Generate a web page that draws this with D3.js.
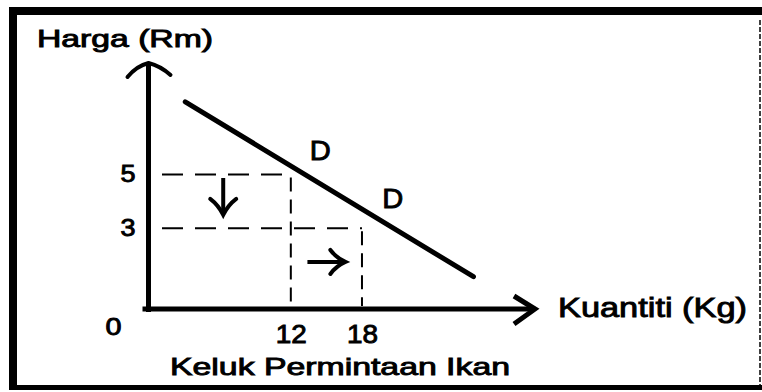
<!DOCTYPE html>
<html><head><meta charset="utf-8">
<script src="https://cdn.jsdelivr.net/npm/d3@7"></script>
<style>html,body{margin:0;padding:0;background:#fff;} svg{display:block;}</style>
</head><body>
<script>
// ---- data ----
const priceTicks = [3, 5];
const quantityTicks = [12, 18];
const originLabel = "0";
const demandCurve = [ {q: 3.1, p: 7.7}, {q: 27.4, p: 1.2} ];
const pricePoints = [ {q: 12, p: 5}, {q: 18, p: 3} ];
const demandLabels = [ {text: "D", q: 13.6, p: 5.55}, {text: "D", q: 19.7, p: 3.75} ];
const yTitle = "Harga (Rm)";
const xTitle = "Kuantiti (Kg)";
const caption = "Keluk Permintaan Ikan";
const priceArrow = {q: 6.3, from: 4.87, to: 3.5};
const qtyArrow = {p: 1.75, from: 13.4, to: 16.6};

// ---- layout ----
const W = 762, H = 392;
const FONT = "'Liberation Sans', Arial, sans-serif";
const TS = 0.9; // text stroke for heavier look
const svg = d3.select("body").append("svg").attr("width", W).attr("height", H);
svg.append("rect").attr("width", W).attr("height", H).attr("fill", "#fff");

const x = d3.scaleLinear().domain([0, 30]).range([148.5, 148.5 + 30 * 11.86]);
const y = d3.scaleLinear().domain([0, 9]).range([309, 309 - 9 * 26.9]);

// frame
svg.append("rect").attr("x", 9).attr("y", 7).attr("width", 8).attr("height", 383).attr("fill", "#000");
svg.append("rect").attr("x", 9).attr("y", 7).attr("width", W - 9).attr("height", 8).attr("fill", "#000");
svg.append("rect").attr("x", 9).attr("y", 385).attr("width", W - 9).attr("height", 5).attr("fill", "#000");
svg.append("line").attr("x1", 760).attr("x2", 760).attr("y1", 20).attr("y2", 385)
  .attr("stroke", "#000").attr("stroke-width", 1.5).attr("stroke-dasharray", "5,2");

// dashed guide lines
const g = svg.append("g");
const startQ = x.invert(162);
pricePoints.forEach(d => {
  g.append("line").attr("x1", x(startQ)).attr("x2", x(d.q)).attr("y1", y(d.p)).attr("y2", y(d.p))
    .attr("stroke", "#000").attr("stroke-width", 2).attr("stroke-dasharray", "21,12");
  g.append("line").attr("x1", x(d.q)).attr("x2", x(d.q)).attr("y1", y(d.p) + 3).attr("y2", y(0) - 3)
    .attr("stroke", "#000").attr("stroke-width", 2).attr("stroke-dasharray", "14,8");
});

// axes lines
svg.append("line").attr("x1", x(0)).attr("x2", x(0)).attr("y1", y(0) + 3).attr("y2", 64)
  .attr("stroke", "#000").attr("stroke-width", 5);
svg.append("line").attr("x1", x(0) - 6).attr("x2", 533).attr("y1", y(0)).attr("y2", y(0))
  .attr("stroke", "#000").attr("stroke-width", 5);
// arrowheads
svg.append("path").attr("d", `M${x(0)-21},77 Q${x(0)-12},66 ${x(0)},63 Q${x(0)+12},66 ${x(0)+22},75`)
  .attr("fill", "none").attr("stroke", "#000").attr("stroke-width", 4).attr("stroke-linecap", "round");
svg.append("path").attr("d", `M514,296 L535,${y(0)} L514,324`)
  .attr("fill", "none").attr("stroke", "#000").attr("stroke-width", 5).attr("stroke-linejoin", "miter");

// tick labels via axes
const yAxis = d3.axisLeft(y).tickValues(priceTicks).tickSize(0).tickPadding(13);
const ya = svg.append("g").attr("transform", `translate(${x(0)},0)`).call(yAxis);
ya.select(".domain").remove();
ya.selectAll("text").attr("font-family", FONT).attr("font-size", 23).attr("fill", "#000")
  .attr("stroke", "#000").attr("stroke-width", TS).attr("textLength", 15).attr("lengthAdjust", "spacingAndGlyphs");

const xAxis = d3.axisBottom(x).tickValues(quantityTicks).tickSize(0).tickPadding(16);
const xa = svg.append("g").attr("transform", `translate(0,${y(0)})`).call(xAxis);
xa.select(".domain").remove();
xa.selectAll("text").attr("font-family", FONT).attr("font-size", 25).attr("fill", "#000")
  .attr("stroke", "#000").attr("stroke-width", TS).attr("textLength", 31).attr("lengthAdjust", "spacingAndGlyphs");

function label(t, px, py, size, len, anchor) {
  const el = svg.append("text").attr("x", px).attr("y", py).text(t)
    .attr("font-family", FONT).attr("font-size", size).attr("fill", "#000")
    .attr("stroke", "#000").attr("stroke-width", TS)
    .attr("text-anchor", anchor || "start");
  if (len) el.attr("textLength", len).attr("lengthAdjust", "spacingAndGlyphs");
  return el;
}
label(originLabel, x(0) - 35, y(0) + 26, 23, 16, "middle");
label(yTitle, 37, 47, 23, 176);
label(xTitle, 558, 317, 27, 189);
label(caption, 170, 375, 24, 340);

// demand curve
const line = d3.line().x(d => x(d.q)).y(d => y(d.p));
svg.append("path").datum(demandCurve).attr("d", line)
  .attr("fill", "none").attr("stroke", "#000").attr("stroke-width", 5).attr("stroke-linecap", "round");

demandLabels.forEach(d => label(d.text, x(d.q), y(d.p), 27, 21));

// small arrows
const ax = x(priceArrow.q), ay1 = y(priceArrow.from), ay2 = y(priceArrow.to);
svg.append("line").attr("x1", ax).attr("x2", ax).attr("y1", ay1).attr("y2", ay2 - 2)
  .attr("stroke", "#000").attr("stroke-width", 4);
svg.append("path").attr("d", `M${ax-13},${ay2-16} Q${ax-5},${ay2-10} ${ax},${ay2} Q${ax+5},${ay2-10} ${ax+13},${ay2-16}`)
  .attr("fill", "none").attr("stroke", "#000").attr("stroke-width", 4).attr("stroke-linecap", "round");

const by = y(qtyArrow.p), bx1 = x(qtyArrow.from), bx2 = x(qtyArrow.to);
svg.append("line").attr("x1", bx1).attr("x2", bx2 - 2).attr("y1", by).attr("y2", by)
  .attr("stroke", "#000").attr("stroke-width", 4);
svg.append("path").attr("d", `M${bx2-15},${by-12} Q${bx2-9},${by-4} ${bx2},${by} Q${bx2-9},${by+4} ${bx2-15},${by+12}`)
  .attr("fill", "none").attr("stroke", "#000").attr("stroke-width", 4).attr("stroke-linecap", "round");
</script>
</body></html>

──────────────────────────────

_Task instructions_
Set down the material above as is, without any pictures.

_Output of the task_
Generate a web page that draws this with D3.js.
<!DOCTYPE html>
<html><head><meta charset="utf-8">
<script src="https://cdn.jsdelivr.net/npm/d3@7"></script>
<style>html,body{margin:0;padding:0;background:#fff;} svg{display:block;}</style>
</head><body>
<script>
// ---- data ----
const priceTicks = [3, 5];
const quantityTicks = [12, 18];
const originLabel = "0";
const demandCurve = [ {q: 3.1, p: 7.7}, {q: 27.4, p: 1.2} ];
const pricePoints = [ {q: 12, p: 5}, {q: 18, p: 3} ];
const demandLabels = [ {text: "D", q: 13.6, p: 5.55}, {text: "D", q: 19.7, p: 3.75} ];
const yTitle = "Harga (Rm)";
const xTitle = "Kuantiti (Kg)";
const caption = "Keluk Permintaan Ikan";
const priceArrow = {q: 6.3, from: 4.87, to: 3.5};
const qtyArrow = {p: 1.75, from: 13.4, to: 16.6};

// ---- layout ----
const W = 762, H = 392;
const FONT = "'Liberation Sans', Arial, sans-serif";
const TS = 0.9; // text stroke for heavier look
const svg = d3.select("body").append("svg").attr("width", W).attr("height", H);
svg.append("rect").attr("width", W).attr("height", H).attr("fill", "#fff");

const x = d3.scaleLinear().domain([0, 30]).range([148.5, 148.5 + 30 * 11.86]);
const y = d3.scaleLinear().domain([0, 9]).range([309, 309 - 9 * 26.9]);

// frame
svg.append("rect").attr("x", 9).attr("y", 7).attr("width", 8).attr("height", 383).attr("fill", "#000");
svg.append("rect").attr("x", 9).attr("y", 7).attr("width", W - 9).attr("height", 8).attr("fill", "#000");
svg.append("rect").attr("x", 9).attr("y", 385).attr("width", W - 9).attr("height", 5).attr("fill", "#000");
svg.append("line").attr("x1", 760).attr("x2", 760).attr("y1", 20).attr("y2", 385)
  .attr("stroke", "#000").attr("stroke-width", 1.5).attr("stroke-dasharray", "5,2");

// dashed guide lines
const g = svg.append("g");
const startQ = x.invert(162);
pricePoints.forEach(d => {
  g.append("line").attr("x1", x(startQ)).attr("x2", x(d.q)).attr("y1", y(d.p)).attr("y2", y(d.p))
    .attr("stroke", "#000").attr("stroke-width", 2).attr("stroke-dasharray", "21,12");
  g.append("line").attr("x1", x(d.q)).attr("x2", x(d.q)).attr("y1", y(d.p) + 3).attr("y2", y(0) - 3)
    .attr("stroke", "#000").attr("stroke-width", 2).attr("stroke-dasharray", "14,8");
});

// axes lines
svg.append("line").attr("x1", x(0)).attr("x2", x(0)).attr("y1", y(0) + 3).attr("y2", 64)
  .attr("stroke", "#000").attr("stroke-width", 5);
svg.append("line").attr("x1", x(0) - 6).attr("x2", 533).attr("y1", y(0)).attr("y2", y(0))
  .attr("stroke", "#000").attr("stroke-width", 5);
// arrowheads
svg.append("path").attr("d", `M${x(0)-21},77 Q${x(0)-12},66 ${x(0)},63 Q${x(0)+12},66 ${x(0)+22},75`)
  .attr("fill", "none").attr("stroke", "#000").attr("stroke-width", 4).attr("stroke-linecap", "round");
svg.append("path").attr("d", `M514,296 L535,${y(0)} L514,324`)
  .attr("fill", "none").attr("stroke", "#000").attr("stroke-width", 5).attr("stroke-linejoin", "miter");

// tick labels via axes
const yAxis = d3.axisLeft(y).tickValues(priceTicks).tickSize(0).tickPadding(13);
const ya = svg.append("g").attr("transform", `translate(${x(0)},0)`).call(yAxis);
ya.select(".domain").remove();
ya.selectAll("text").attr("font-family", FONT).attr("font-size", 23).attr("fill", "#000")
  .attr("stroke", "#000").attr("stroke-width", TS).attr("textLength", 15).attr("lengthAdjust", "spacingAndGlyphs");

const xAxis = d3.axisBottom(x).tickValues(quantityTicks).tickSize(0).tickPadding(16);
const xa = svg.append("g").attr("transform", `translate(0,${y(0)})`).call(xAxis);
xa.select(".domain").remove();
xa.selectAll("text").attr("font-family", FONT).attr("font-size", 25).attr("fill", "#000")
  .attr("stroke", "#000").attr("stroke-width", TS).attr("textLength", 31).attr("lengthAdjust", "spacingAndGlyphs");

function label(t, px, py, size, len, anchor) {
  const el = svg.append("text").attr("x", px).attr("y", py).text(t)
    .attr("font-family", FONT).attr("font-size", size).attr("fill", "#000")
    .attr("stroke", "#000").attr("stroke-width", TS)
    .attr("text-anchor", anchor || "start");
  if (len) el.attr("textLength", len).attr("lengthAdjust", "spacingAndGlyphs");
  return el;
}
label(originLabel, x(0) - 35, y(0) + 26, 23, 16, "middle");
label(yTitle, 37, 47, 23, 176);
label(xTitle, 558, 317, 27, 189);
label(caption, 170, 375, 24, 340);

// demand curve
const line = d3.line().x(d => x(d.q)).y(d => y(d.p));
svg.append("path").datum(demandCurve).attr("d", line)
  .attr("fill", "none").attr("stroke", "#000").attr("stroke-width", 5).attr("stroke-linecap", "round");

demandLabels.forEach(d => label(d.text, x(d.q), y(d.p), 27, 21));

// small arrows
const ax = x(priceArrow.q), ay1 = y(priceArrow.from), ay2 = y(priceArrow.to);
svg.append("line").attr("x1", ax).attr("x2", ax).attr("y1", ay1).attr("y2", ay2 - 2)
  .attr("stroke", "#000").attr("stroke-width", 4);
svg.append("path").attr("d", `M${ax-13},${ay2-16} Q${ax-5},${ay2-10} ${ax},${ay2} Q${ax+5},${ay2-10} ${ax+13},${ay2-16}`)
  .attr("fill", "none").attr("stroke", "#000").attr("stroke-width", 4).attr("stroke-linecap", "round");

const by = y(qtyArrow.p), bx1 = x(qtyArrow.from), bx2 = x(qtyArrow.to);
svg.append("line").attr("x1", bx1).attr("x2", bx2 - 2).attr("y1", by).attr("y2", by)
  .attr("stroke", "#000").attr("stroke-width", 4);
svg.append("path").attr("d", `M${bx2-15},${by-12} Q${bx2-9},${by-4} ${bx2},${by} Q${bx2-9},${by+4} ${bx2-15},${by+12}`)
  .attr("fill", "none").attr("stroke", "#000").attr("stroke-width", 4).attr("stroke-linecap", "round");
</script>
</body></html>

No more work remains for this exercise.